Sunday 20 December 2015

Court Orders Stanbic IBTC Bank to Pay Ex-Bank Chief, Others N4.5 billion For Breach Of Contract

Court Orders Stanbic IBTC Bank to Pay Ex-Bank Chief, Others N4.5 billion For Breach Of Contract

Justice John Tsoho of the Federal High Court in Lagos has ordered Stanbic IBTC Bank Plc to pay a former Group Managing Director of Afribank Nigeria Plc, Patrick Olayele Akinkuotu and his company, Longterm Global Capital Limited the sum of N4.5 billion for breach of contract.

The judge also ordered Stanbic IBTC and the second defendant in the case Starcomms Plc to pay interest of 10 percent on the sum per annum until the date of final liquidation.

The court also declared that the 100 million units of Starcomms’ share sold to the plaintiffs through private placement in 2008 were improper, invalid, null and void and were hereby set aside.

Akinkuotu and his company had dragged the bank and Starcomms before the court in 2012 alleging that the Stanbic IBTC deliberately misled them into buying shares of the second defendant by misrepresenting facts and issuing false documents.

Other plaintiffs in the suit are: Mrs. Oluyinka Akinkuotu and Lakeside Mews Limited.

According to the suit, which was filed by the plaintiffs’ counsel, Chief Felix Fagbohungbe (SAN), in April, 2008, the bank through one of its officers, Akintayo Mabeweji proposed to sell shares of Starcomms to the plaintiffs by way of private placement.

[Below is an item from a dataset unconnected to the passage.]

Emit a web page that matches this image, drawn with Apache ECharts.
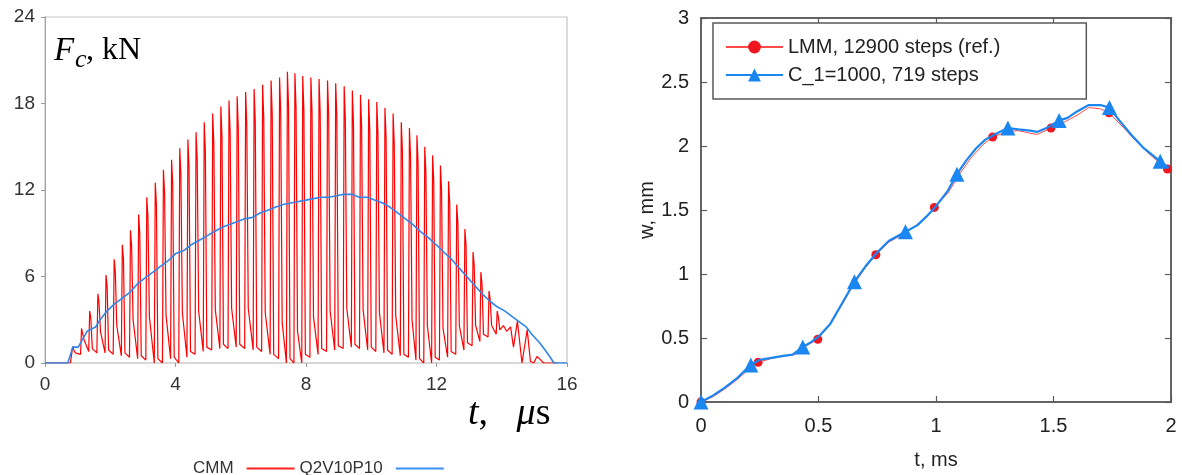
<!DOCTYPE html>
<html>
<head>
<meta charset="utf-8">
<script src="https://cdn.jsdelivr.net/npm/echarts@6/dist/echarts.min.js"></script>
<style>
html,body{margin:0;padding:0;background:#fff;}
#c{width:1182px;height:475px;}
</style>
</head>
<body>
<div id="c"></div>
<script>
// ---------- Left panel: contact force F_c (kN) vs t (µs) ----------
// CMM: oscillating force, read per oscillation (trough, spike, shoulder, low)
const cmmT = [0,0.78,
  0.82,0.85,0.885,0.93, 1.09,1.12,1.155,1.20, 1.34,1.37,1.405,1.45, 1.59,1.62,1.655,1.70,
  1.84,1.87,1.905,1.95, 2.09,2.12,2.155,2.20, 2.34,2.37,2.405,2.45, 2.59,2.62,2.655,2.70,
  2.84,2.87,2.905,2.95, 3.09,3.12,3.155,3.20, 3.35,3.38,3.415,3.46, 3.60,3.63,3.665,3.71,
  3.85,3.88,3.915,3.96, 4.10,4.13,4.165,4.21, 4.35,4.38,4.415,4.46, 4.60,4.63,4.665,4.71,
  4.85,4.88,4.915,4.96, 5.11,5.14,5.175,5.22, 5.36,5.39,5.425,5.47, 5.61,5.64,5.675,5.72,
  5.86,5.89,5.925,5.97, 6.12,6.15,6.185,6.23, 6.38,6.41,6.445,6.49, 6.64,6.67,6.705,6.75,
  6.90,6.93,6.965,7.01, 7.16,7.19,7.225,7.27, 7.40,7.43,7.465,7.51, 7.63,7.66,7.695,7.74,
  7.87,7.90,7.935,7.98, 8.12,8.15,8.185,8.23, 8.37,8.40,8.435,8.48, 8.63,8.66,8.695,8.74,
  8.88,8.91,8.945,8.99, 9.14,9.17,9.205,9.25, 9.39,9.42,9.455,9.50, 9.64,9.67,9.705,9.75,
  9.89,9.92,9.955,10.00, 10.14,10.17,10.205,10.25, 10.39,10.42,10.455,10.50, 10.64,10.67,10.705,10.75,
  10.89,10.92,10.955,11.00, 11.14,11.17,11.205,11.25, 11.37,11.40,11.435,11.48, 11.61,11.64,11.675,11.72,
  11.85,11.88,11.915,11.96, 12.09,12.12,12.155,12.20, 12.34,12.37,12.405,12.45, 12.59,12.62,12.655,12.70,
  12.84,12.87,12.905,12.95, 13.09,13.12,13.155,13.20, 13.33,13.36,13.395,13.44, 13.58,13.61,13.645,13.69,
  13.83,13.86,13.895,13.94,
  14.05,14.15,14.27,14.36,14.48,14.62,14.78,14.88,14.98,15.08,15.20,15.28,15.68];
const cmmF = [0,0,
  0.0,1.15,0.9,0.7, 0.6,2.4,2.0,1.6, 0.8,3.6,3.1,1.0, 0.7,4.8,4.2,2.2,
  0.7,6.1,5.3,0.9, 0.6,7.2,6.3,2.6, 0.5,8.2,7.2,0.7, 0.4,9.2,8.1,3.0,
  0.3,10.3,9.0,0.5, 0.2,11.5,10.1,3.2, 0.0,12.5,11.0,0.3, 0.0,13.4,11.8,3.3,
  0.3,14.1,12.4,0.4, 0.0,14.9,13.1,3.5, 0.4,15.5,13.6,0.8, 0.6,16.0,14.1,3.6,
  0.8,16.7,14.7,1.1, 0.9,17.3,15.2,3.7, 1.0,17.8,15.7,1.3, 1.0,18.2,16.0,3.8,
  1.1,18.5,16.3,1.3, 1.0,18.8,16.5,3.8, 0.9,19.0,16.7,1.1, 0.8,19.3,17.0,3.5,
  0.6,19.6,17.2,0.6, 0.3,19.8,17.4,2.8, 0.0,20.2,17.8,0.3, 0.0,20.1,17.7,2.2,
  0.0,19.9,17.5,0.6, 0.4,19.8,17.4,3.2, 0.6,19.7,17.3,1.0, 0.8,19.6,17.2,3.6,
  0.9,19.4,17.1,1.2, 1.0,19.2,16.9,3.8, 1.1,18.9,16.6,1.3, 1.0,18.6,16.4,3.7,
  0.9,18.3,16.1,1.1, 0.8,18.1,15.9,3.5, 0.7,17.7,15.6,0.9, 0.6,17.3,15.2,3.3,
  0.5,16.7,14.7,0.6, 0.4,16.3,14.3,3.0, 0.2,15.8,13.9,0.3, 0.0,15.0,13.2,2.6,
  0.0,14.4,12.7,0.4, 0.2,13.7,12.0,2.4, 0.4,12.6,11.1,0.8, 0.6,11.0,9.7,2.6,
  0.9,9.3,8.2,1.4, 1.2,7.7,6.8,2.6, 1.5,6.3,5.5,2.0, 1.8,5.0,4.4,2.6,
  2.0,3.6,3.2,2.3,
  2.6,2.2,2.5,1.1,2.9,0.0,2.3,0.1,0.0,0.45,0.2,0.0,0.0];

// Q2V10P10: smooth force curve
const q2vT = [0,0.70,0.85,1.02,1.14,1.29,1.55,1.69,1.90,2.13,2.37,2.60,2.84,3.07,3.31,3.54,3.78,4.01,4.25,4.48,
  4.72,4.95,5.18,5.42,5.65,5.89,6.12,6.36,6.59,6.83,7.06,7.30,7.53,7.77,8.00,8.23,8.47,8.70,8.94,9.17,
  9.41,9.64,9.88,10.10,10.35,10.58,10.82,11.05,11.28,11.52,11.75,11.99,12.22,12.46,12.69,12.93,13.16,13.40,13.63,13.86,
  14.10,14.33,14.57,14.75,14.92,15.16,15.33,15.50,15.60,16.00];
const q2vF = [0,0,1.1,1.1,1.6,2.2,2.5,3.0,3.6,4.1,4.5,4.9,5.5,5.9,6.3,6.7,7.1,7.6,7.8,8.2,
  8.5,8.8,9.1,9.4,9.6,9.8,10.0,10.1,10.4,10.6,10.8,11.0,11.1,11.2,11.3,11.4,11.5,11.5,11.6,11.7,
  11.7,11.5,11.5,11.3,11.1,10.8,10.4,10.0,9.6,9.1,8.7,8.2,7.7,7.2,6.6,6.0,5.4,4.8,4.3,3.9,
  3.6,3.2,2.8,2.5,2.0,1.4,0.9,0.35,0,0];

// ---------- Right panel: deflection w (mm) vs t (ms) ----------
const lmmT = [0,0.05,0.1,0.15,0.2,0.243,0.3,0.35,0.4,0.45,0.497,0.55,0.6,0.65,0.7,0.744,0.8,0.85,0.9,0.95,
  0.993,1.05,1.1,1.15,1.2,1.241,1.3,1.35,1.4,1.43,1.489,1.55,1.6,1.65,1.7,1.736,1.8,1.85,1.9,1.95,1.985];
const lmmW = [0,0.04,0.1,0.17,0.25,0.31,0.34,0.36,0.37,0.44,0.49,0.61,0.76,0.92,1.05,1.15,1.25,1.30,1.36,1.43,
  1.52,1.63,1.78,1.91,2.01,2.07,2.11,2.12,2.10,2.09,2.14,2.19,2.24,2.30,2.29,2.26,2.14,2.04,1.95,1.87,1.82];
const lmmMarkT = [0,0.243,0.497,0.744,0.993,1.241,1.489,1.736,1.985];

const c1T = [0,0.05,0.1,0.15,0.212,0.25,0.3,0.35,0.39,0.433,0.47,0.5,0.55,0.6,0.653,0.7,0.75,0.8,0.87,0.92,
  0.96,1.0,1.05,1.089,1.13,1.17,1.21,1.26,1.306,1.35,1.4,1.43,1.47,1.524,1.56,1.6,1.65,1.7,1.738,1.78,
  1.83,1.88,1.92,1.954,1.99];
const c1W = [0,0.05,0.11,0.18,0.29,0.33,0.345,0.36,0.37,0.43,0.47,0.51,0.61,0.77,0.94,1.06,1.17,1.26,1.33,1.38,
  1.45,1.53,1.65,1.78,1.89,1.98,2.05,2.10,2.14,2.13,2.12,2.11,2.14,2.20,2.22,2.27,2.32,2.32,2.30,2.20,
  2.09,1.99,1.93,1.88,1.83];
const c1MarkT = [0,0.212,0.433,0.653,0.87,1.089,1.306,1.524,1.738,1.954];

const leftXTicks = {min:0, max:16, interval:4};
const leftYTicks = {min:0, max:24, interval:6};
const rightXTicks = {min:0, max:2, interval:0.5};
const rightYTicks = {min:0, max:3, interval:0.5};

const SANS = '"Liberation Sans", Arial, sans-serif';
const SERIF = '"Liberation Serif", "DejaVu Serif", serif';

function pairs(t, v){ return t.map((x,i)=>[x, v[i]]); }
function marked(t, v, marks){
  return t.map((x,i)=> marks.indexOf(x) >= 0 ? {value:[x, v[i]]} : {value:[x, v[i]], symbol:'none'});
}

const chart = echarts.init(document.getElementById('c'), null, {renderer:'canvas'});

const frameR = '#5a5a5a';
function rightAxisCommon(extra){
  return Object.assign({
    gridIndex:1, type:'value',
    axisLine:{show:true, onZero:false, lineStyle:{color:frameR, width:1.5}},
    axisTick:{show:true, inside:true, length:6, lineStyle:{color:frameR, width:1.2}},
    splitLine:{show:false},
    axisLabel:{show:false}
  }, extra);
}

chart.setOption({
  animation:false,
  backgroundColor:'#ffffff',
  grid:[
    {left:45, top:17, width:522, height:346, show:true, borderColor:'#c4c4c4', borderWidth:1.2, backgroundColor:'transparent'},
    {left:701, top:18, width:470, height:388, show:true, borderColor:frameR, borderWidth:1.5, backgroundColor:'transparent'}
  ],
  xAxis:[
    Object.assign({gridIndex:0, type:'value',
      axisLine:{show:true, lineStyle:{color:'#d8d8d8', width:2}},
      axisTick:{show:true, length:4, lineStyle:{color:'#999'}},
      axisLabel:{fontSize:19, color:'#333', margin:12, fontFamily:SANS},
      splitLine:{show:false}}, leftXTicks),
    rightAxisCommon(Object.assign({position:'bottom',
      axisLabel:{show:true, fontSize:20, color:'#222', margin:14, fontFamily:SANS},
      name:'t, ms', nameLocation:'middle', nameGap:48,
      nameTextStyle:{fontSize:20, color:'#222', fontFamily:SANS}}, rightXTicks)),
    rightAxisCommon(Object.assign({position:'top'}, rightXTicks))
  ],
  yAxis:[
    Object.assign({gridIndex:0, type:'value',
      axisLine:{show:true, lineStyle:{color:'#a0a0a0', width:1}},
      axisTick:{show:true, length:4, lineStyle:{color:'#999'}},
      axisLabel:{fontSize:19, color:'#333', margin:10, fontFamily:SANS},
      splitLine:{show:false}}, leftYTicks),
    rightAxisCommon(Object.assign({position:'left',
      axisLabel:{show:true, fontSize:20, color:'#222', margin:12, fontFamily:SANS},
      name:'w, mm', nameLocation:'middle', nameGap:31, nameRotate:90,
      nameTextStyle:{fontSize:20, color:'#222', fontFamily:SANS}}, rightYTicks)),
    rightAxisCommon(Object.assign({position:'right'}, rightYTicks))
  ],
  legend:[
    {data:[{name:'CMM', icon:'rect'},{name:'Q2V10P10', icon:'rect'}], left:188, top:455, align:'right',
     itemWidth:48, itemHeight:2, itemGap:5,
     textStyle:{fontSize:17, color:'#333', fontFamily:SANS, padding:[0,8,0,0]}},
    {data:['LMM, 12900 steps (ref.)','C_1=1000, 719 steps'], orient:'vertical', left:713, top:23,
     itemWidth:57, itemHeight:16, itemGap:8, padding:[14,86,14,12],
     borderColor:frameR, borderWidth:1.5, backgroundColor:'#fff',
     textStyle:{fontSize:20, color:'#222', fontFamily:SANS}}
  ],
  graphic:[
    {type:'text', x:54, y:51, style:{text:'F', font:'italic 33px ' + SERIF, fill:'#000', verticalAlign:'middle'}},
    {type:'text', x:75, y:60, style:{text:'c', font:'italic 26px ' + SERIF, fill:'#000', verticalAlign:'middle'}},
    {type:'text', x:86, y:51, style:{text:', kN', font:'32px ' + SERIF, fill:'#000', verticalAlign:'middle'}},
    {type:'text', x:468, y:414, style:{text:'{i|t}{r|,   }{i|μ}{r|s}', verticalAlign:'middle',
      rich:{i:{fontFamily:SERIF, fontStyle:'italic', fontSize:38, fill:'#000', color:'#000'},
            r:{fontFamily:SERIF, fontSize:38, fill:'#000', color:'#000'}}}}
  ],
  series:[
    {name:'CMM', type:'line', xAxisIndex:0, yAxisIndex:0, data:pairs(cmmT, cmmF),
     symbol:'none', lineStyle:{color:'#ff0000', width:1.2}, itemStyle:{color:'#ff2020'}, z:2},
    {name:'Q2V10P10', type:'line', xAxisIndex:0, yAxisIndex:0, data:pairs(q2vT, q2vF),
     symbol:'none', lineStyle:{color:'#2f86e8', width:1.6}, itemStyle:{color:'#3a92f0'}, z:3},
    {name:'LMM, 12900 steps (ref.)', type:'line', xAxisIndex:1, yAxisIndex:1, data:marked(lmmT, lmmW, lmmMarkT),
     symbol:'circle', symbolSize:9, showSymbol:true, showAllSymbol:true,
     lineStyle:{color:'#ff4a4a', width:1}, itemStyle:{color:'#ee1620'}, z:2},
    {name:'C_1=1000, 719 steps', type:'line', xAxisIndex:1, yAxisIndex:1, data:marked(c1T, c1W, c1MarkT),
     symbol:'triangle', symbolSize:15, showSymbol:true, showAllSymbol:true,
     lineStyle:{color:'#1a86f2', width:2.2}, itemStyle:{color:'#1a86f2'}, z:3}
  ]
});
</script>
</body>
</html>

That the bank gave the plaintiffs an Investment Letter dated April 24, 2008, bearing the names of Stanbic IBTC and another company, Chapel Hill Advisory Partners Limited as Joint Issuing Houses and that the Investment Letter and the Form of Commitment were represented by the bank as the only placement documents which target or prospective investors were expected to rely on before they made their unfettered independent investment decisions in respect of the placement.

That based on these, each of the plaintiffs were committed to purchase 25, 000, 000 units of Starcomms shares and promptly complied with the instructions of the bank.

That on July 24, 2012 the plaintiffs received two separate investigation letter from the Securities and Exchange Commission (SEC) which raised several issues in respect of the private placement and upon enquires the plaintiffs discovered that the authentic and final document prepared and submitted to the SEC by the defendants was a Private Placement Memorandum dated May 5, 2008 and not the one given to them.

The plaintiffs averred that they were actually indued and misled by the representation which were deliberately made by Stanbic IBTC Bank Plc which made them applied and paid for Starcomms shares.

In its defence, the bank challenged the jurisdiction of the court to entertain the suit and that it should be dismissed because it was frivolous and vexatious.

The bank also argued that its did not conceal any material information in order to induce the plaintiffs to offer to participate in the private placement.

The bank also state that the plaintiffs never asked for the Private Placement Memorandum or for any information relating to the business management and financial position of the second defendant.

However, in his Judgement, Justice Tsoho agreed with the plaintiffs that the defendants deliberately concealed useful information which may have assisted the plaintiffs to reach a more informed decision.

He therefore declared that the plaintiffs are legally entitled to rescind the four Forms of Commitment for 100 million units of Starcomms’ shares which were subsequently manipulated by Stanbic IBTC Bank and were inproperly and unlawfully treated as three valid applications for subscriptions and parchases under the private placement exercise.

The court also ordered the second defendant to cancel forthwith from its register of shareholders the names of the plaintiffs.